Armistice by Bernard Malamud, 1940
The magic trick:
Personalizing World War II without even putting the reader on the same continent as the conflict
This is the first published Bernard Malamud story, and it shows that he was outstanding from the jump.
The story manages to personalize World War II without putting the reader on the battlefield. We’re an ocean away in 1940 New York City. Morris Lieberman is following the news over the radio. For his meat supplier, notably named Wagner, it’s almost like cheering on your favorite sports team. But for Morris, a Jewish immigrant who remembers the Pogrom in Russia as a child, it’s the stuff of nightmares. He is terrified – both for the people of Europe and what the Nazi rise could mean for he and his son. It’s not just a radio broadcast. It’s very real. The reader feels that too. And that’s quite a trick on Malamud’s part.
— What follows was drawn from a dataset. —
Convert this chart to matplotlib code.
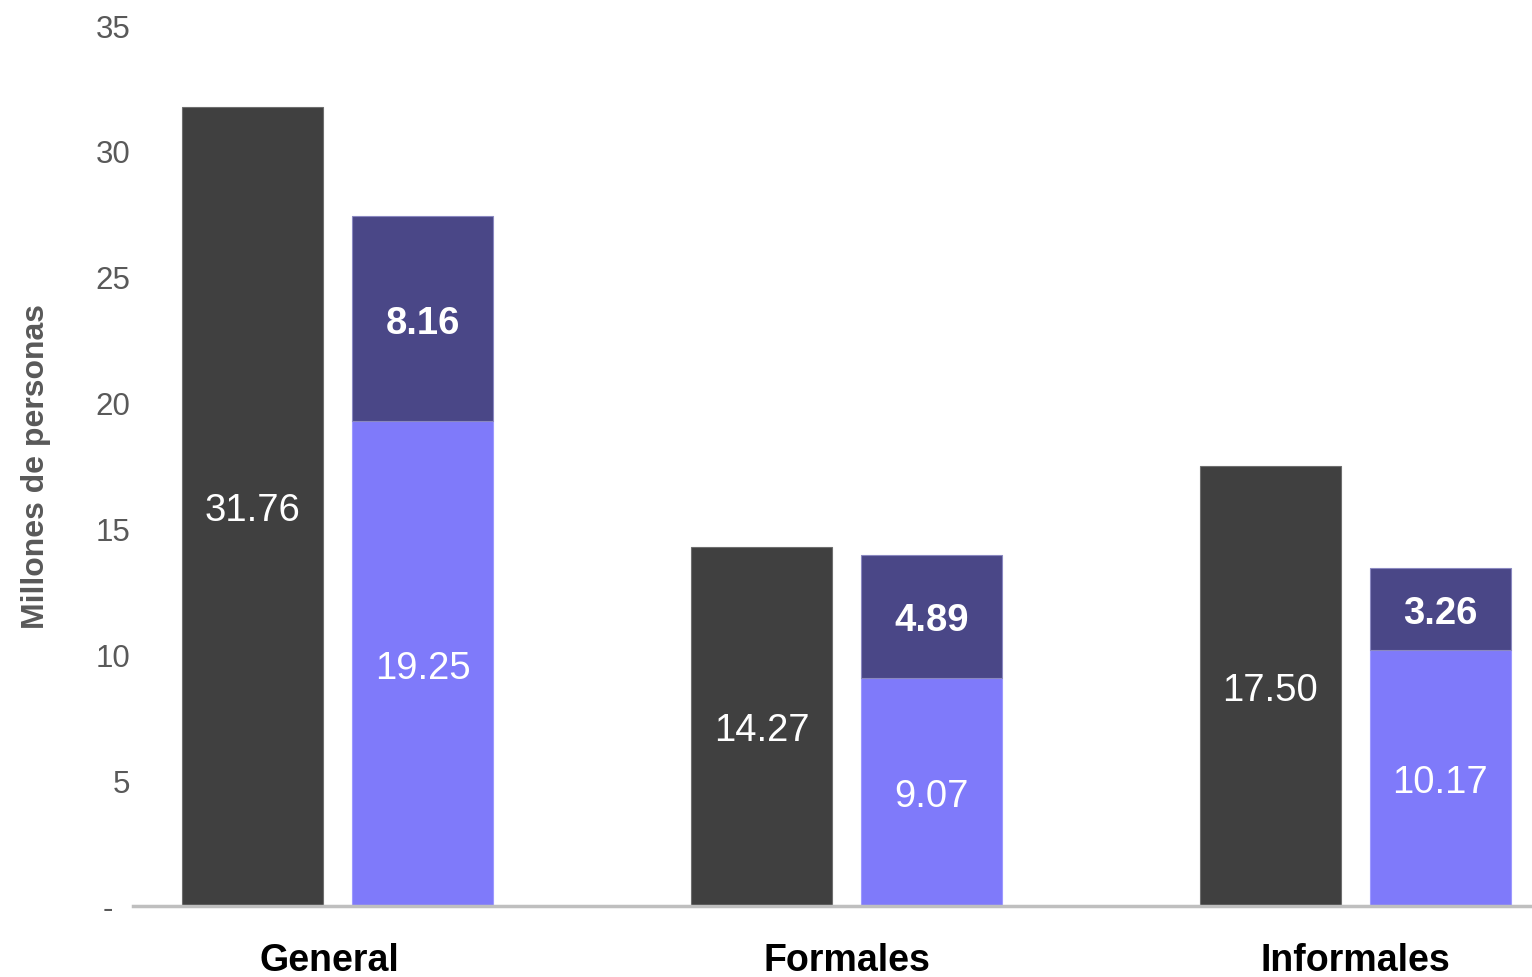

The reports of the persecution of the Jews that he heard over the radio filled him with dread, but he never stopped listening to them. His fourteen-year-old son, Leonard, a think, studious boy, saw how overwrought his father became and tried to shut off the radio, but the grocer would not allow him to. He listened, and at night did not sleep, because in listening he shared the woes inflicted upon his race.
When the war began, Morris placed his hope for the salvation of the Jews in his trust of the French army. He lived close to his radio, listening to the bulletins and praying for a French victory in the conflict which he called “this righteous war.”